## [Required task]
Read the listing below and copy out every line that holds "Give".

## [Task data]
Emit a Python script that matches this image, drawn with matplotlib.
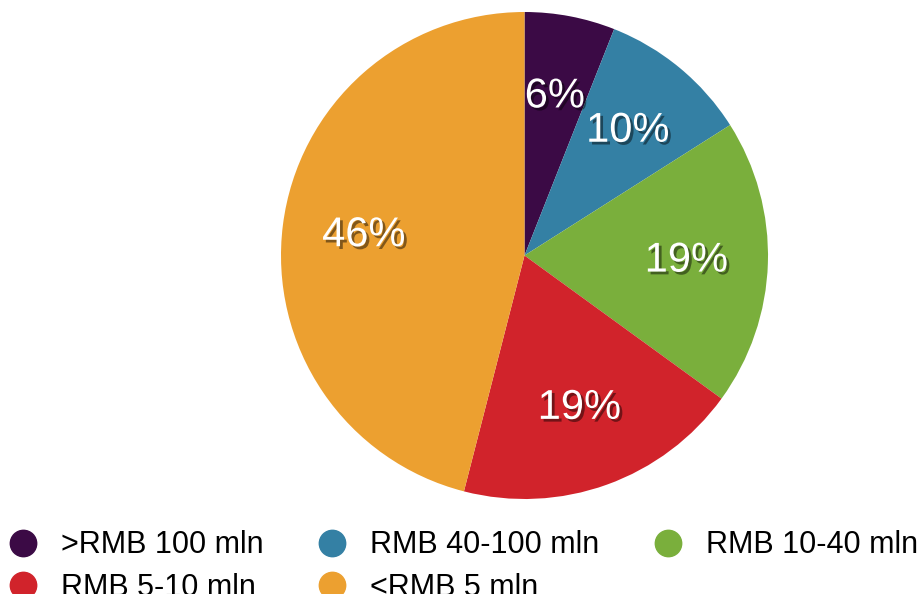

* * *

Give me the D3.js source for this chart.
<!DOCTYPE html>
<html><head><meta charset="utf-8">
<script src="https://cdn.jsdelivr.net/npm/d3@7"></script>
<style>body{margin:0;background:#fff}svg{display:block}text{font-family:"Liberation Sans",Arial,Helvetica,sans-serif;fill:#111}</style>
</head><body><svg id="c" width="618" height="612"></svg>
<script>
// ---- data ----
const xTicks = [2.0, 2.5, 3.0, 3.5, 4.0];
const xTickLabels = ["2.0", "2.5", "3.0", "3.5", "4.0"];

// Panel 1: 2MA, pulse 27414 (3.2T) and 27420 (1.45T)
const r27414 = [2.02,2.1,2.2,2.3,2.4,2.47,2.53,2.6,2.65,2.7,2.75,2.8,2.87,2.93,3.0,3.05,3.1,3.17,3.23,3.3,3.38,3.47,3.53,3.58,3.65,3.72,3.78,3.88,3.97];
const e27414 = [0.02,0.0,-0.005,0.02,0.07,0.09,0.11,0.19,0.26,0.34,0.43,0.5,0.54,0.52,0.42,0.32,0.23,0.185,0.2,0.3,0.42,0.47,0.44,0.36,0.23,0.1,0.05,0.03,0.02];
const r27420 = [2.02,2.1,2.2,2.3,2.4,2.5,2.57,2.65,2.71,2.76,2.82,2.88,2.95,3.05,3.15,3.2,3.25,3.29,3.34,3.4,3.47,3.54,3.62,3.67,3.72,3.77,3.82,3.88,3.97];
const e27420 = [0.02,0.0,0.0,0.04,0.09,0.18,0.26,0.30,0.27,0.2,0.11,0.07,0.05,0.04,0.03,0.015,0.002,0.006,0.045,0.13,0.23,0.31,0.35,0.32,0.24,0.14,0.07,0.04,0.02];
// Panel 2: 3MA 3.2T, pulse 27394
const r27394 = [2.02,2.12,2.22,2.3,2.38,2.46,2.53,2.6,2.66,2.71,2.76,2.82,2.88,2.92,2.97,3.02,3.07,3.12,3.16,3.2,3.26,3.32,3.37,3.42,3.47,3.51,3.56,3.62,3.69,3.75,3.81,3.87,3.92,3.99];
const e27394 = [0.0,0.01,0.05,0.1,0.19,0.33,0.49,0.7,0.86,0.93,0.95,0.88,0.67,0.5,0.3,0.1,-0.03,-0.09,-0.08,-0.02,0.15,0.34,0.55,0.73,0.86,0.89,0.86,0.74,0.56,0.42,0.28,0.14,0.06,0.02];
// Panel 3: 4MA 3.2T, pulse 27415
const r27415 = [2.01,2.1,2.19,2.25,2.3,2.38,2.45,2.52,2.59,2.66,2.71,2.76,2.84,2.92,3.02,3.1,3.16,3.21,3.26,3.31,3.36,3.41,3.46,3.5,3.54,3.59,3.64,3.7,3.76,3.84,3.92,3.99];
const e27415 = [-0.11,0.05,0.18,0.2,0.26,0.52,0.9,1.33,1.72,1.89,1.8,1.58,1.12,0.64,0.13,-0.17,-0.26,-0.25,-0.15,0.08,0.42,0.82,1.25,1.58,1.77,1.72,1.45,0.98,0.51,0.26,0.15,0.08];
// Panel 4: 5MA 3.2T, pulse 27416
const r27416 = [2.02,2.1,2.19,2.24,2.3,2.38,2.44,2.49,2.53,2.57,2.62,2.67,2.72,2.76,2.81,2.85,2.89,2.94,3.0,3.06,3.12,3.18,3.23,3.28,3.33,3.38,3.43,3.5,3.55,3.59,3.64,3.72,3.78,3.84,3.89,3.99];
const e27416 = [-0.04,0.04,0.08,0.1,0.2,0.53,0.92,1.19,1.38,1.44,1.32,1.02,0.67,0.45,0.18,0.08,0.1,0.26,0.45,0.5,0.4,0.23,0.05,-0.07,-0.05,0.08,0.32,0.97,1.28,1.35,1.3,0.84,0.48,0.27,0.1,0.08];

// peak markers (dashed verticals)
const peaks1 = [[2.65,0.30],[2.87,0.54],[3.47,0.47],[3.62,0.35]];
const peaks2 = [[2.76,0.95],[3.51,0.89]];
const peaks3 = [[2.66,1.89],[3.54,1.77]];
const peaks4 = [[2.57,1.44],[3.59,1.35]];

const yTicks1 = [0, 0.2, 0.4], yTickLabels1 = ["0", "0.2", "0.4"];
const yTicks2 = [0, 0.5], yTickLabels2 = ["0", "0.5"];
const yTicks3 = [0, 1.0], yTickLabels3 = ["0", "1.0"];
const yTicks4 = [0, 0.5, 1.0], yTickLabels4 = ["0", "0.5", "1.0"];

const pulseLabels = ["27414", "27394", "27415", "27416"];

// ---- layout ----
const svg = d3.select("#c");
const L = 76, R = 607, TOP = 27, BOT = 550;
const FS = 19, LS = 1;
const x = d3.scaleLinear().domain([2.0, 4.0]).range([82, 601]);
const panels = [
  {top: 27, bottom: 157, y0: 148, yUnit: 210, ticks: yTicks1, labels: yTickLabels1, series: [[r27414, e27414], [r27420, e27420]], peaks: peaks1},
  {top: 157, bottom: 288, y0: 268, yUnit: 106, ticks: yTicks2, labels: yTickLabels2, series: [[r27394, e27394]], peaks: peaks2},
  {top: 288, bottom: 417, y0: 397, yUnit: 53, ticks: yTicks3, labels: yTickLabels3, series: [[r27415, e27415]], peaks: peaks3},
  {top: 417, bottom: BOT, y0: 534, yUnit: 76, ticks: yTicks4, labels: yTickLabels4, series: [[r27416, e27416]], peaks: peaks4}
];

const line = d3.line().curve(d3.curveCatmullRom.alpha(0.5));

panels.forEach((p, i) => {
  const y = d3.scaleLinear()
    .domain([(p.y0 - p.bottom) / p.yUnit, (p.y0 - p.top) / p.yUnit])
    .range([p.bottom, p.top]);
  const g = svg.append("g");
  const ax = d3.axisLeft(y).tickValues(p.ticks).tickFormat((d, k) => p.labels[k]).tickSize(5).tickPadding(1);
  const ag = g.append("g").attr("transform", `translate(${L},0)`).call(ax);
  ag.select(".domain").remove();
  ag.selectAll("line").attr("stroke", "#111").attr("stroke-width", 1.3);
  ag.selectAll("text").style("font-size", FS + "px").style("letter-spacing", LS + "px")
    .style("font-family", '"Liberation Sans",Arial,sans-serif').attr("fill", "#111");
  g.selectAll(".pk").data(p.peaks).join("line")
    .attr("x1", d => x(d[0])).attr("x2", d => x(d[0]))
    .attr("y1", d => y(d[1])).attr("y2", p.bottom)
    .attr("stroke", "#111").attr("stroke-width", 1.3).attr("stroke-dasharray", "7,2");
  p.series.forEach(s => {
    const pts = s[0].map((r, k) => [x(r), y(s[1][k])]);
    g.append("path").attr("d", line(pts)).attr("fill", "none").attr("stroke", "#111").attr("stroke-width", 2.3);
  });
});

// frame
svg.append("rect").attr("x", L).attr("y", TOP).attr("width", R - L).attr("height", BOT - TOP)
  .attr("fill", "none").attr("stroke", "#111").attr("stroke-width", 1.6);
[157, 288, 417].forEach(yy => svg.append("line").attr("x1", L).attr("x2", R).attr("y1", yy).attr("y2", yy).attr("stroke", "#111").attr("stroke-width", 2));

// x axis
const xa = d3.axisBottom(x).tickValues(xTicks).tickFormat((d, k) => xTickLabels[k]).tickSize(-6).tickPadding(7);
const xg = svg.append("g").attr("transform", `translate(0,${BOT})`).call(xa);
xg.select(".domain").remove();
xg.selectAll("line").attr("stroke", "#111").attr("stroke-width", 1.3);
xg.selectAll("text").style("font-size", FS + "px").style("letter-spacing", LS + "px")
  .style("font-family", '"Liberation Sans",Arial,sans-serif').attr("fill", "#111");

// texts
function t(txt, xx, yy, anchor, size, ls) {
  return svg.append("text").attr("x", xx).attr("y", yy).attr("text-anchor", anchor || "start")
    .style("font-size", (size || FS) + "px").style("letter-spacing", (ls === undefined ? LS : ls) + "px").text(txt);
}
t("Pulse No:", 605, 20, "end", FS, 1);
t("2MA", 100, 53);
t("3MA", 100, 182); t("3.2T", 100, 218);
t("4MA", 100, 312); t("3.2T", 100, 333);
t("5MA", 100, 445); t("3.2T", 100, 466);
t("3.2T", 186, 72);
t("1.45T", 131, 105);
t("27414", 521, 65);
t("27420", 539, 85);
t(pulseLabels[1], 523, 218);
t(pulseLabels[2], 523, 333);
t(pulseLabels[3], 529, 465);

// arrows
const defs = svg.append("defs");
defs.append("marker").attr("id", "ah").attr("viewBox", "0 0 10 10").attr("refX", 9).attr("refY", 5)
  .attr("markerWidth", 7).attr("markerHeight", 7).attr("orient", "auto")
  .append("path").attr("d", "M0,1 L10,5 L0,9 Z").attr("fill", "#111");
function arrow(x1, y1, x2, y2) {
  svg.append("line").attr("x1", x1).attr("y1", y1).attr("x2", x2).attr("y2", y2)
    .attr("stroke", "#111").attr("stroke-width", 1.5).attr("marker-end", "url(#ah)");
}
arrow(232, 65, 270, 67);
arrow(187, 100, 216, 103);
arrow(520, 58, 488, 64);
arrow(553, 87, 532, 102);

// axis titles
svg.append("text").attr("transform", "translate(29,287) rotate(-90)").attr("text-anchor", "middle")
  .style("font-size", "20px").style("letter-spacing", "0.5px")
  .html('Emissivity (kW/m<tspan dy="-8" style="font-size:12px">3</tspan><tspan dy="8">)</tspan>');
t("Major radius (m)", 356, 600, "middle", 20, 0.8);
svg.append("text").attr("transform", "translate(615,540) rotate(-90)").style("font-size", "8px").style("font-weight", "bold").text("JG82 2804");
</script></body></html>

--

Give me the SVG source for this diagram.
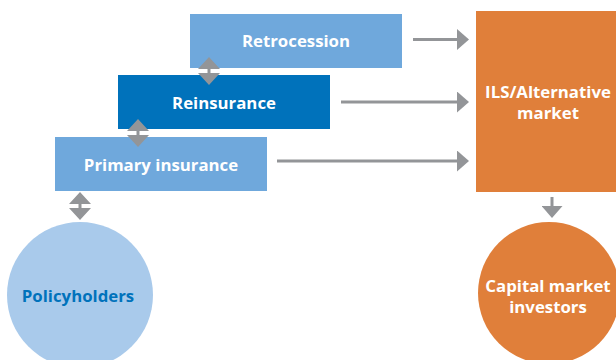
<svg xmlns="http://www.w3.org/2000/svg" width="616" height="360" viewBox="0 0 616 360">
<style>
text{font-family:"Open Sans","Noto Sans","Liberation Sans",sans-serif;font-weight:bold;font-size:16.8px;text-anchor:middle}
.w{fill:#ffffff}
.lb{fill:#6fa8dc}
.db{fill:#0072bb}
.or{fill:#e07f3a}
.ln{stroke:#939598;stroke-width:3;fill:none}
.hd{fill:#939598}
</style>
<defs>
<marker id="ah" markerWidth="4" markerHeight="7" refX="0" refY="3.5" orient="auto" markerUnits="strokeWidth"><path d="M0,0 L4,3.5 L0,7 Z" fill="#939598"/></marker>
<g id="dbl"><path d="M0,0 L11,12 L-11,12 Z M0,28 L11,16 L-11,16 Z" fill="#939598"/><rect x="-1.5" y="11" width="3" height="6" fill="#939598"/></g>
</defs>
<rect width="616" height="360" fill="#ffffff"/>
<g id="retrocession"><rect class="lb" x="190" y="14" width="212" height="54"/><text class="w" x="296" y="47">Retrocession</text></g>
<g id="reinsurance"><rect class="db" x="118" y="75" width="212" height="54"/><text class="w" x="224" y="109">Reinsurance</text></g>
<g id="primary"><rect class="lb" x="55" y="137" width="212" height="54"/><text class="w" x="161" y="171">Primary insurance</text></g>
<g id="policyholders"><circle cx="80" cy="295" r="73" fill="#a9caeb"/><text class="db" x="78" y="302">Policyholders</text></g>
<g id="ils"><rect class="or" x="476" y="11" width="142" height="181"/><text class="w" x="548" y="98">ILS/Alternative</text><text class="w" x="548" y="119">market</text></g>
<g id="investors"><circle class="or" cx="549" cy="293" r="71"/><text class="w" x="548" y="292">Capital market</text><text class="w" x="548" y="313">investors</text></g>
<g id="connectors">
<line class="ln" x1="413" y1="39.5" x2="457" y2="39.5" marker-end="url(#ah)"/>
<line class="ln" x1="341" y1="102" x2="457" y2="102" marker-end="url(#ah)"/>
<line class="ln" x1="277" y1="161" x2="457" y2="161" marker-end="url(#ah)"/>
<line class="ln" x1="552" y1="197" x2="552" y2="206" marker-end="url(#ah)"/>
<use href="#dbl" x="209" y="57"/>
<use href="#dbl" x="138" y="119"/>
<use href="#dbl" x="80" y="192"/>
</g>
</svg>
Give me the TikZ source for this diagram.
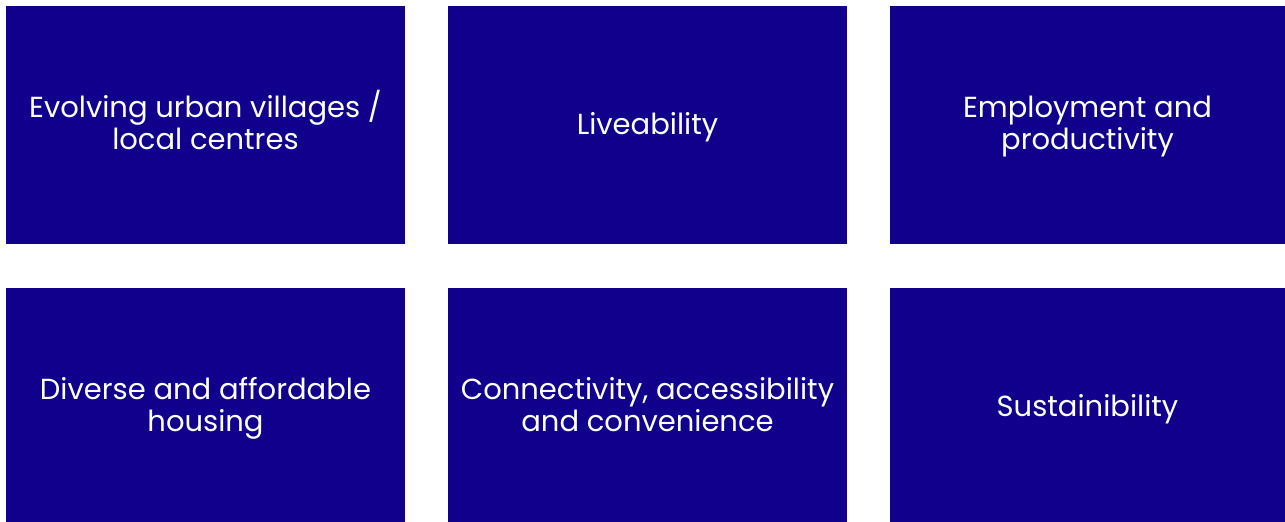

## [Task solution]
Give me the D3.js source for this chart.
Give me the SVG source for this diagram.
Give me the TikZ source for this diagram.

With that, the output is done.